A Day in the Life of Volunteers at Neighborhood House

 

volunteersApril is National Volunteer Month, when the work of volunteers is celebrated across the country. Neighborhood House enjoys the assistance of many volunteers to help us achieve our mission and to serve people in our community. One of the volunteer opportunities is in the Wellstone Center Food Market, where many volunteers come to help with our food program.

Neighborhood House Food Market volunteers Carolyn Jones and Mary Jane Ferber have deep roots/long lasting connections at Neighborhood House and volunteer weekly in the Food Market.

 

Q:  How did you hear about Neighborhood House?

A: (Mary Jane) My family has deep roots on the West Side of St. Paul; I grew up in a house that was right near Humboldt High School. My parents were committed to Neighborhood House and volunteered here for years. I remember my dad delighting in being able to sit in his lawn chair and watching the Neighborhood House kids play sports across the street.

Q:  Were other family members involved with Neighborhood House?

A: (Mary Jane) Yes! Me and several of my siblings volunteered and we also received the Constance Currie scholarship when we were growing up. Since my parents’ passing, my brother donated to Neighborhood House and now there’s a room in the Wellstone Center named the Marie and Bernard Ferber Room.

Q: Tell me about your volunteer experience here.

A:  (Carolyn) We’ve been coming here together every Friday morning for at least a year to work in the Food Market. We wanted to keep the connection with Neighborhood House going and it’s been wonderful. I enjoy doing a little bit to help in the world.

 

Q:  What’s been the best part about working in the Food Market?

A:  (Carolyn) We help with whatever needs to be done (stocking, straightening shelves), but shopping with the participants is the best part for me. Even though there’s a language barrier sometimes, we still connect and I see their gratitude.

 

Q: Is there anything that has surprised you?

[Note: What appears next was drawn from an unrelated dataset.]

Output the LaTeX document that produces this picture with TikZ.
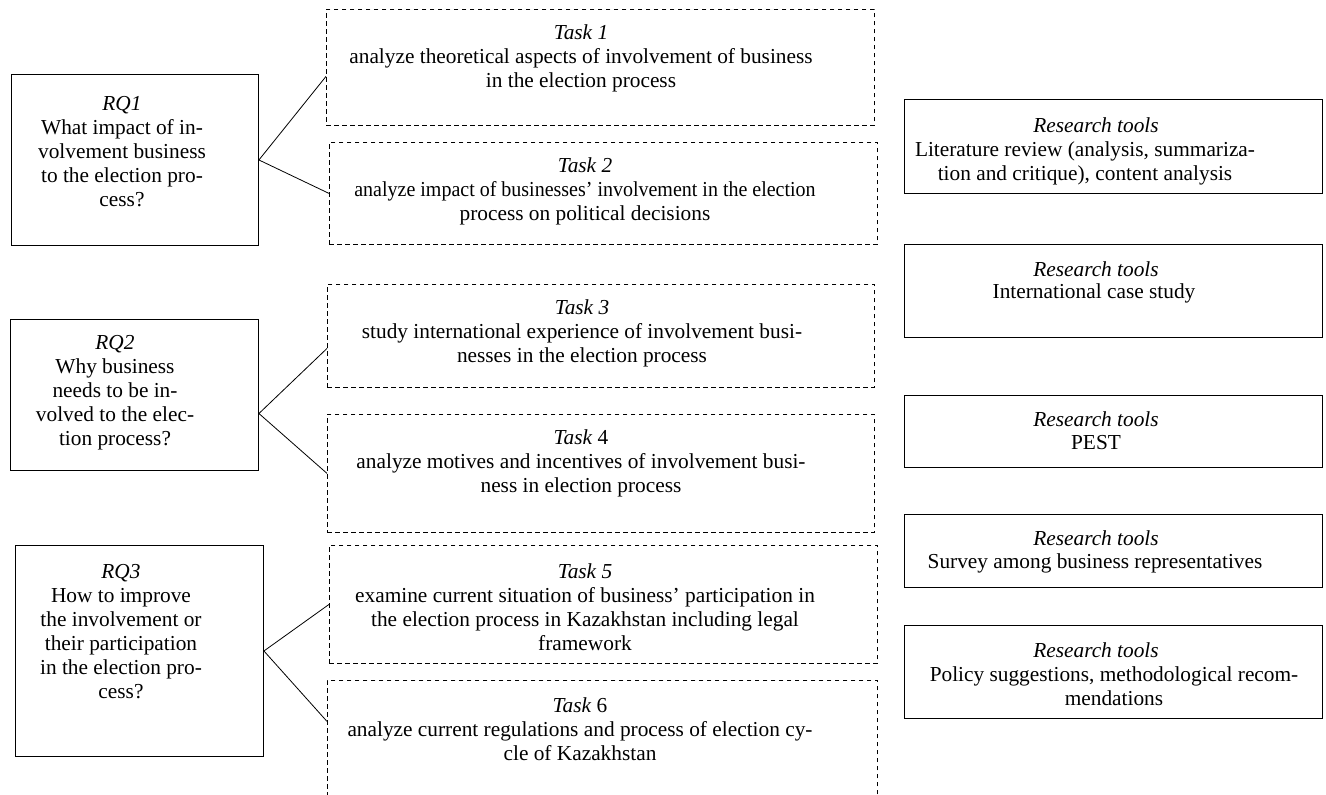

A: (Carolyn) When we shop along the participant, we tell them how many items in each section that they are welcome to make. I’ve noticed that people only take what they need. If we say, “You can have ten of these, they’ll say, ‘I only need three.’”

A: (Mary Jane) We also volunteer at the same time as a group from Koposia (an organization serving those with cognitive and developmental disabilities). I spent 30 years working as a special ed teacher in St. Paul, so I happen to know several of the volunteers from Koposia and get to work with them every week!